Joinery, an apartment listing marketplace founded by former Google employees Julia Ramsey and Vianney Brandicourt, aims to fix this.
Ramsey, 31, and Brandicourt, 32, met while working on a project years ago in Google's Paris office. They stayed in touch when Brandicourt left the company to start the analytics teams at Spotify and then Foursquare.
Meanwhile, for the first time in seven years of living in New York City, Ramsey found a great apartment "through a friend of a friend" instead of a broker, she told Business Insider. To her surprise, the process was enjoyable.
"First of all, there was that element of trust, but also I didn't have to pay any crazy fees associated with an apartment, it was just a very clean transaction," Ramsey said. "So I started to think to myself, how can I actually systematize this? How can I add a social layer to apartment finding, at scale?"
In 2015, she left her position as a senior analytical lead at Google to launch Joinery with Brandicourt. The company has two missions, says Ramsey. First, to remove exorbitant broker fees for incoming tenants, and second, to partner with landlords who will pay their outgoing tenants to find a replacement for their unit.
"The median New Yorker is spending 65% of their income on rent, which is absolutely staggering. When you add fees on top of that, it's kind of a kick in the teeth because you're already struggling and living paycheck to paycheck," Ramsey said. "I just felt like the current system was unfair ... so just having to pay a fee on top of that was a little bit financially onerous."
Similar to other popular apartment rental aggregators, such as StreetEasy, renters can scroll through listings on Joinery, filtering by neighborhood, price range, amenities, and move-in date. But instead of connecting users with a broker, Joinery connects them directly to a departing tenant.

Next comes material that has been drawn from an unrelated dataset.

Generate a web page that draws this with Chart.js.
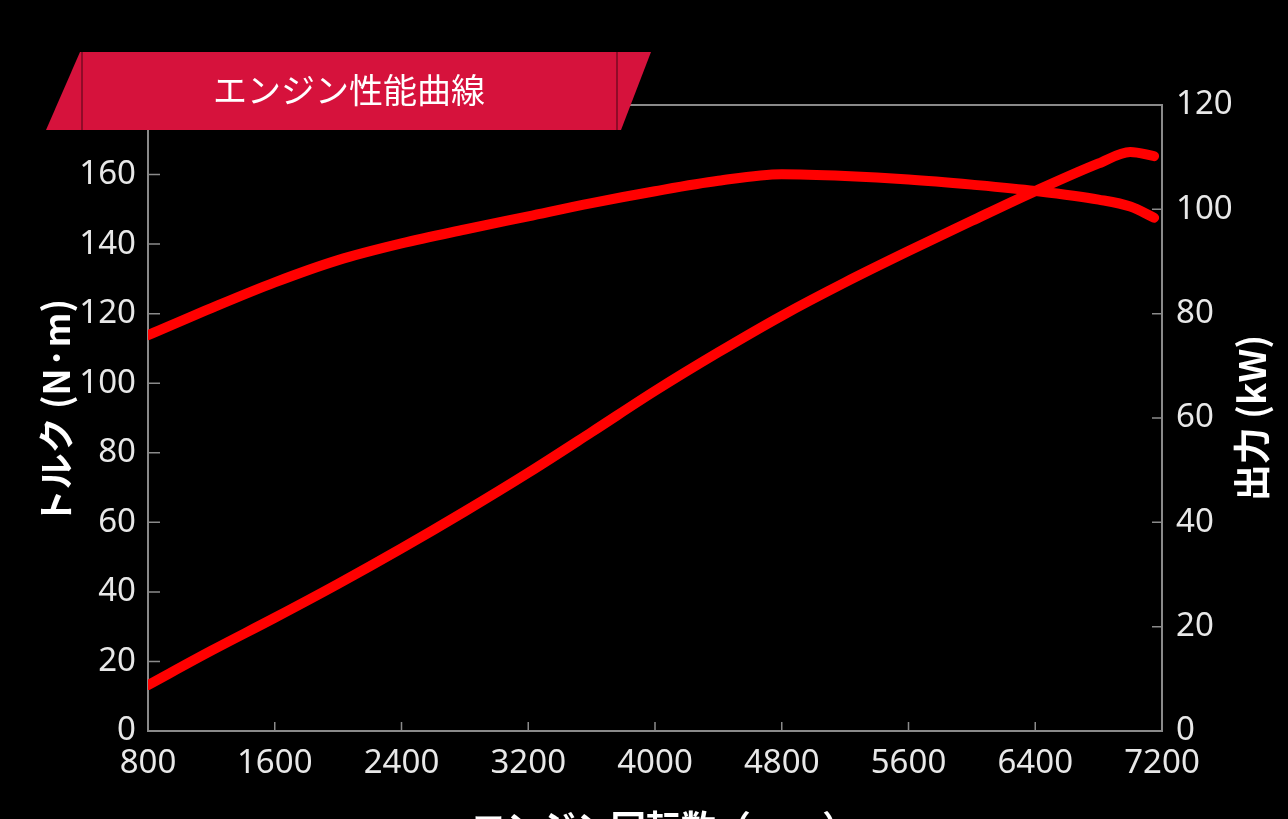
<!DOCTYPE html>
<html>
<head>
<meta charset="utf-8">
<script src="https://cdn.jsdelivr.net/npm/chart.js@4/dist/chart.umd.min.js"></script>
<style>
  html, body { margin: 0; padding: 0; background: #000; }
  #wrap { width: 1288px; height: 819px; position: relative; }
</style>
</head>
<body>
<div id="wrap"><canvas id="c" width="1288" height="819"></canvas></div>
<script>
// ---- data ----
const rpm = [800, 1200, 1600, 2000, 2400, 2800, 3200, 3600, 4000, 4400, 4800, 5200, 5600, 6000, 6400, 6800, 7000, 7150];
const torqueNm = [113.8, 121.6, 129.0, 135.4, 140.2, 144.2, 148.0, 151.8, 155.2, 158.2, 160.1, 159.6, 158.6, 157.1, 155.3, 152.8, 150.8, 147.6];
const powerKW = [8.8, 15.4, 21.7, 28.2, 35.0, 42.1, 49.5, 57.3, 65.2, 72.6, 79.6, 86.0, 92.0, 97.8, 103.5, 108.8, 111.0, 110.2];
const xTicks = [800, 1600, 2400, 3200, 4000, 4800, 5600, 6400, 7200];
const torqueTicks = [0, 20, 40, 60, 80, 100, 120, 140, 160, 180];
const powerTicks = [0, 20, 40, 60, 80, 100, 120];

const chartTitle = 'エンジン性能曲線';
const xTitle = 'エンジン回転数（rpm）';
const yLeftTitle = 'トルク (N·m)';
const yRightTitle = '出力 (kW)';

const RED = '#ff0000';
const AXIS = '#8a8a8a';
const TXT = '#e8e8e8';
const TICK_FONT = { family: "'Noto Sans', 'DejaVu Sans', sans-serif", size: 33 };
const CJK = "'Noto Sans CJK JP', 'Noto Sans', sans-serif";
const plain = v => String(v);

const torqueData = rpm.map((r, i) => ({ x: r, y: torqueNm[i] }));
const powerData = rpm.map((r, i) => ({ x: r, y: powerKW[i] }));

const decor = {
  id: 'decor',
  afterDraw(chart) {
    const ctx = chart.ctx;
    const a = chart.chartArea;
    const sx = chart.scales.x, yl = chart.scales.yL, yr = chart.scales.yR;
    ctx.save();
    // top border
    ctx.strokeStyle = AXIS;
    ctx.lineWidth = 2;
    ctx.beginPath();
    ctx.moveTo(a.left, a.top); ctx.lineTo(a.right, a.top);
    ctx.stroke();
    // tick marks (inside)
    ctx.lineWidth = 1.5;
    ctx.beginPath();
    xTicks.forEach(v => { const p = sx.getPixelForValue(v); ctx.moveTo(p, a.bottom); ctx.lineTo(p, a.bottom - 9); });
    torqueTicks.forEach(v => { const p = yl.getPixelForValue(v); ctx.moveTo(a.left, p); ctx.lineTo(a.left + 12, p); });
    powerTicks.forEach(v => { const p = yr.getPixelForValue(v); ctx.moveTo(a.right, p); ctx.lineTo(a.right - 10, p); });
    ctx.stroke();

    // axis titles
    ctx.fillStyle = '#ffffff';
    ctx.textAlign = 'center';
    ctx.textBaseline = 'middle';
    const cy = (a.top + a.bottom) / 2;
    ctx.font = 'bold 36px ' + CJK;
    ctx.save(); ctx.translate(56, cy - 6); ctx.rotate(-Math.PI / 2); ctx.fillText(yLeftTitle, 0, 0); ctx.restore();
    ctx.font = 'bold 37px ' + CJK;
    ctx.save(); ctx.translate(1252, cy); ctx.rotate(-Math.PI / 2); ctx.fillText(yRightTitle, 0, 0); ctx.restore();
    ctx.font = 'bold 35px ' + CJK;
    ctx.fillText(xTitle, 664, 828);

    // banner
    ctx.fillStyle = '#d6123c';
    ctx.beginPath();
    ctx.moveTo(80, 52); ctx.lineTo(651, 52); ctx.lineTo(621, 130); ctx.lineTo(46, 130);
    ctx.closePath(); ctx.fill();
    ctx.strokeStyle = '#7a0a22';
    ctx.lineWidth = 1.5;
    ctx.beginPath();
    ctx.moveTo(82, 52); ctx.lineTo(82, 130);
    ctx.moveTo(617, 52); ctx.lineTo(617, 130);
    ctx.stroke();
    ctx.fillStyle = '#ffffff';
    ctx.font = '34px ' + CJK;
    ctx.fillText(chartTitle, 349, 90);
    ctx.restore();
  }
};

new Chart(document.getElementById('c'), {
  type: 'line',
  data: {
    datasets: [
      { label: 'トルク', data: torqueData, yAxisID: 'yL', borderColor: RED, borderWidth: 10, pointRadius: 0, cubicInterpolationMode: 'monotone', borderCapStyle: 'round', borderJoinStyle: 'round' },
      { label: '出力', data: powerData, yAxisID: 'yR', borderColor: RED, borderWidth: 10, pointRadius: 0, cubicInterpolationMode: 'monotone', borderCapStyle: 'round', borderJoinStyle: 'round' }
    ]
  },
  options: {
    responsive: false,
    animation: false,
    layout: { padding: { top: 105, left: 0, right: 0, bottom: 0 } },
    plugins: { legend: { display: false }, tooltip: { enabled: false } },
    scales: {
      x: {
        type: 'linear', min: xTicks[0], max: xTicks[xTicks.length - 1],
        afterBuildTicks: s => { s.ticks = xTicks.map(v => ({ value: v })); },
        afterFit: s => { s.height = 88; },
        grid: { display: false, drawTicks: false },
        border: { display: true, color: AXIS, width: 2 },
        ticks: { color: TXT, font: TICK_FONT, padding: 13, maxRotation: 0, autoSkip: false, callback: plain }
      },
      yL: {
        type: 'linear', position: 'left', min: 0, max: 180,
        afterBuildTicks: s => { s.ticks = torqueTicks.map(v => ({ value: v })); },
        afterFit: s => { s.width = 148; },
        grid: { display: false, drawTicks: false },
        border: { display: true, color: AXIS, width: 2 },
        ticks: { color: TXT, font: TICK_FONT, padding: 12, callback: plain }
      },
      yR: {
        type: 'linear', position: 'right', min: 0, max: 120,
        afterBuildTicks: s => { s.ticks = powerTicks.map(v => ({ value: v })); },
        afterFit: s => { s.width = 126; },
        grid: { display: false, drawTicks: false },
        border: { display: true, color: AXIS, width: 2 },
        ticks: { color: TXT, font: TICK_FONT, padding: 14, callback: plain }
      }
    }
  },
  plugins: [decor]
});
</script>
</body>
</html>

"I thought it just intuitively made sense to be able to find an apartment from other renters, because the person who's been living in that unit is probably going to know a ton about the apartment and give you information on the management company, they can tell you where to put your air conditioner, and how to get the mail, all these kinds of details around the apartment," Ramsey said.

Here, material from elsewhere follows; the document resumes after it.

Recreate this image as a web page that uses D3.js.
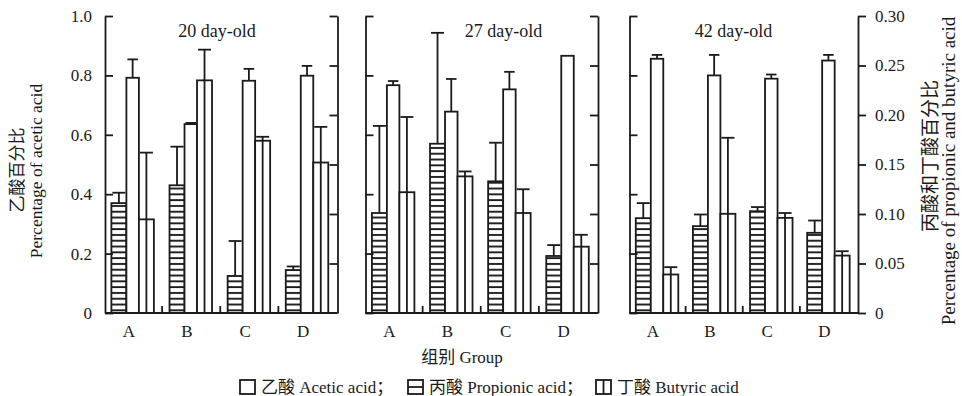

Joinery currently has partnerships with a dozen landlords across the city who have agreements to pay their renters a fee for finding a new tenant.
Only about half of the current listings are in buildings with landlord partnerships, though. When there isn't a partnership in place, the incoming tenant pays a fee to the outgoing tenant — a maximum of half a month's rent — through Joinery's platform. Joinery requires all outgoing tenants to receive permission from their landlord before listing their unit.
Each listing displays the fees the incoming renter will pay, and calculates how much they're saving by choosing Joinery over a traditional broker.
Eventually, Joinery will take 20% of that fee, Ramsey says, but the company is forgoing it for now in order to scale. Though the company has no immediate plans for bringing the service to other cities, Ramsey says they regularly receive emails from renters in Boston, San Francisco, and Los Angeles, asking when it will be available for them.
"Our No. 1 goal is to grow the number of listings on our site," Ramsey said. "We want to become a marketplace where there's a ton of variety and we want to basically save people money and make money for renters as well."
Since launching two years ago, Ramsey says Joinery has successfully filled over 300 apartments, saving renters "well over $1 million" in fees, assuming the same apartments had been filled by brokers instead.